I’ve never really seen the point of a mini break. They’ve always felt just a little bit well, mini. As someone who lives on a constant anxiety merry-go-round, I’ve never found that weekends away do much to repair my frazzled synapses. The race to the airport at 6pm, the panic about unanswered emails and handover notes – and the pathological need to see and do everything. I always limp off the plane at Heathrow feeling in worse shape than when I left and when the alarm buzzes on Monday morning, I wonder if it was all worth it. That was until I spent 48 in Tuscany.

Tuscany was the first weekend trip where I’ve actually just slowed down, mainly because things move at a different pace in rural Italy. I don’t know if that’s down to the sleepy villages, the 2,000 hours of sunshine each year, or because it’s home to some of the world’s best food and vineyards. But what I do know is that there’s no way you’ll still be stressed at the end of it.

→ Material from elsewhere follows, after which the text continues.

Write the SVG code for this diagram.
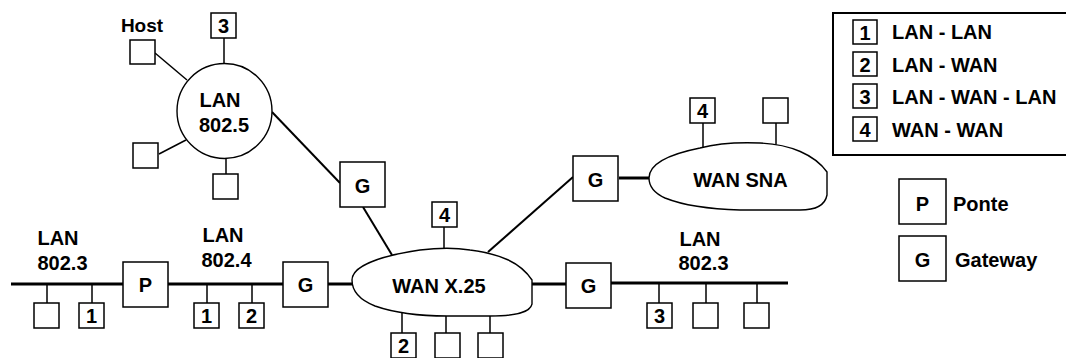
<svg xmlns="http://www.w3.org/2000/svg" width="1066" height="358" viewBox="0 0 1066 358">
<style>
text{font-family:"Liberation Sans",Arial,sans-serif;font-weight:bold;font-size:20px;fill:#000}
.c{text-anchor:middle}
.box{fill:#fff;stroke:#000;stroke-width:1.5}
.stub{stroke:#000;stroke-width:1.5;fill:none}
.bus{stroke:#000;stroke-width:3;fill:none}
.link{stroke:#000;stroke-width:2;fill:none}
.net{fill:#fff;stroke:#000;stroke-width:1.4}
</style>
<rect width="1066" height="358" fill="#fff"/>
<g id="connectors">
<line class="stub" x1="224" y1="38" x2="224" y2="63"/>
<line class="stub" x1="155" y1="53" x2="187" y2="80"/>
<line class="stub" x1="159" y1="154" x2="186" y2="140"/>
<line class="stub" x1="226" y1="159" x2="226" y2="174"/>
<line class="stub" x1="47" y1="284" x2="47" y2="303"/>
<line class="stub" x1="92" y1="284" x2="92" y2="303"/>
<line class="stub" x1="207" y1="284" x2="207" y2="303"/>
<line class="stub" x1="252" y1="284" x2="252" y2="303"/>
<line class="stub" x1="444" y1="227" x2="444" y2="249"/>
<line class="stub" x1="402" y1="313" x2="402" y2="333"/>
<line class="stub" x1="446" y1="315" x2="446" y2="333"/>
<line class="stub" x1="490" y1="315" x2="490" y2="333"/>
<line class="stub" x1="703" y1="123" x2="703" y2="148"/>
<line class="stub" x1="776" y1="123" x2="776" y2="145"/>
<line class="stub" x1="659" y1="283" x2="659" y2="303"/>
<line class="stub" x1="706" y1="283" x2="706" y2="303"/>
<line class="stub" x1="757" y1="283" x2="757" y2="303"/>
<line class="bus" x1="11" y1="284" x2="123" y2="284"/>
<line class="bus" x1="168" y1="284" x2="283" y2="284"/>
<line class="bus" x1="328" y1="284" x2="353" y2="284"/>
<line class="bus" x1="531" y1="284" x2="566" y2="284"/>
<line class="bus" x1="611" y1="283" x2="788" y2="283"/>
<line class="bus" x1="619" y1="178" x2="650" y2="178"/>
<line class="link" x1="272" y1="112" x2="340" y2="183"/>
<line class="link" x1="363" y1="207" x2="392" y2="255"/>
<line class="link" x1="488" y1="252" x2="573" y2="177"/>
</g>
<g id="lan8025">
<circle class="net" cx="224.5" cy="111" r="47.5"/>
<text class="c" x="220" y="107">LAN</text>
<text class="c" x="224" y="132">802.5</text>
</g>
<g id="host">
<text class="c" x="142" y="32" style="font-size:19px">Host</text>
<rect class="box" x="130" y="40" width="25" height="24"/>
</g>
<g id="ring-station-3"><rect class="box" x="211" y="13" width="25" height="25"/><text class="c" x="223.5" y="33">3</text></g>
<g id="ring-station-a"><rect class="box" x="133" y="143" width="25" height="25"/></g>
<g id="ring-station-b"><rect class="box" x="213" y="174" width="25" height="25"/></g>
<g id="gateway-ring"><rect class="box" x="340" y="162" width="45" height="45"/><text class="c" x="362.5" y="193">G</text></g>
<g id="lan8023-left-label"><text class="c" x="58" y="245">LAN</text><text class="c" x="62.5" y="270">802.3</text></g>
<g id="lan8024-label"><text class="c" x="223" y="242">LAN</text><text class="c" x="226.5" y="267">802.4</text></g>
<g id="lan8023-right-label"><text class="c" x="700" y="246">LAN</text><text class="c" x="703.5" y="270">802.3</text></g>
<g id="station-l1"><rect class="box" x="34" y="303" width="25" height="25"/></g>
<g id="station-l2"><rect class="box" x="79" y="303" width="25" height="25"/><text class="c" x="91.5" y="323">1</text></g>
<g id="bridge"><rect class="box" x="123" y="262" width="45" height="45"/><text class="c" x="145.5" y="292">P</text></g>
<g id="station-m1"><rect class="box" x="194" y="303" width="25" height="25"/><text class="c" x="206.5" y="323">1</text></g>
<g id="station-m2"><rect class="box" x="239" y="303" width="25" height="25"/><text class="c" x="251.5" y="323">2</text></g>
<g id="gateway-8024"><rect class="box" x="283" y="262" width="45" height="45"/><text class="c" x="305.5" y="292">G</text></g>
<g id="wan-x25">
<path class="net" d="M352,280 C352,266 380,256 420,250 C436,248 452,247 470,250 C500,254 520,262 532,280 L532,304 C530,313 515,316 490,316 L447,316 C420,316 395,313 375,306 C360,300 352,292 352,280 Z"/>
<text class="c" x="439" y="293">WAN X.25</text>
</g>
<g id="x25-station-4"><rect class="box" x="432" y="202" width="25" height="25"/><text class="c" x="444.5" y="222">4</text></g>
<g id="x25-station-2"><rect class="box" x="391" y="333" width="25" height="25"/><text class="c" x="403.5" y="353">2</text></g>
<g id="x25-station-a"><rect class="box" x="435" y="333" width="25" height="25"/></g>
<g id="x25-station-b"><rect class="box" x="478" y="333" width="25" height="25"/></g>
<g id="gateway-sna"><rect class="box" x="573" y="156" width="45" height="45"/><text class="c" x="595.5" y="187">G</text></g>
<g id="wan-sna">
<path class="net" d="M649,178 C649,165 665,155 700,148 C715,144 735,142 760,143 C790,144 815,155 827,172 L827,195 C825,206 815,210 800,210 L740,210 C705,209 680,204 665,198 C654,193 649,186 649,178 Z"/>
<text class="c" x="740.5" y="187">WAN SNA</text>
</g>
<g id="sna-station-4"><rect class="box" x="690" y="98" width="25" height="25"/><text class="c" x="702.5" y="118">4</text></g>
<g id="sna-station-a"><rect class="box" x="763" y="98" width="25" height="25"/></g>
<g id="gateway-8023"><rect class="box" x="566" y="263" width="45" height="45"/><text class="c" x="588.5" y="293">G</text></g>
<g id="station-r1"><rect class="box" x="647" y="303" width="25" height="25"/><text class="c" x="659.5" y="323">3</text></g>
<g id="station-r2"><rect class="box" x="693" y="303" width="25" height="25"/></g>
<g id="station-r3"><rect class="box" x="744" y="303" width="25" height="25"/></g>
<g id="legend">
<rect x="833" y="13" width="250" height="142" fill="#fff" stroke="#000" stroke-width="2"/>
<rect class="box" x="853" y="20" width="24" height="24"/><text class="c" x="865" y="40">1</text><text x="892" y="39">LAN - LAN</text>
<rect class="box" x="853" y="52" width="24" height="24"/><text class="c" x="865" y="72">2</text><text x="892" y="72">LAN - WAN</text>
<rect class="box" x="853" y="84" width="24" height="24"/><text class="c" x="865" y="104">3</text><text x="892" y="104">LAN - WAN - LAN</text>
<rect class="box" x="853" y="117" width="24" height="24"/><text class="c" x="865" y="137">4</text><text x="892" y="137">WAN - WAN</text>
</g>
<g id="legend-bridge"><rect class="box" x="899" y="179" width="47" height="45"/><text class="c" x="922.5" y="211">P</text><text x="953" y="211">Ponte</text></g>
<g id="legend-gateway"><rect class="box" x="899" y="236" width="47" height="45"/><text class="c" x="922.5" y="267">G</text><text x="955" y="267">Gateway</text></g>
</svg>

We arrive at Pisa airport and take a one-hour transfer to the Renaissance Tuscany Il Ciocco Resort & Spa. Perched on a hilltop, the hotel sits between two mountain ranges: the Apuan Alps and the Tuscan Emiliano Apennine. The pool offers the best views of both, and the River Serchio Valley below. It’s the perfect hangout for an afternoon Aperol Spritz. Inside, the hotel is roomy, cool and intensely calming. The lobby on the ground floor is bigger than my entire flat: I have a massive urge to rollerskate around it. Finally, I take a breath.

A few hours later, I’ve forgotten London even exists. The spa offers a cornucopia of treatments. Try the herbal pindas massage, which uses warm oils infused with Tuscan herbs. It’s an amazing balm for tired muscles. Or opt for an ’emotional shower’ in the wellness centre. For me, this usually means sobbing in the bathroom after another bad day. But here it means using lights, aromatherapy and an icy-cold waterfall to reset your senses and achieve mental and physical balance.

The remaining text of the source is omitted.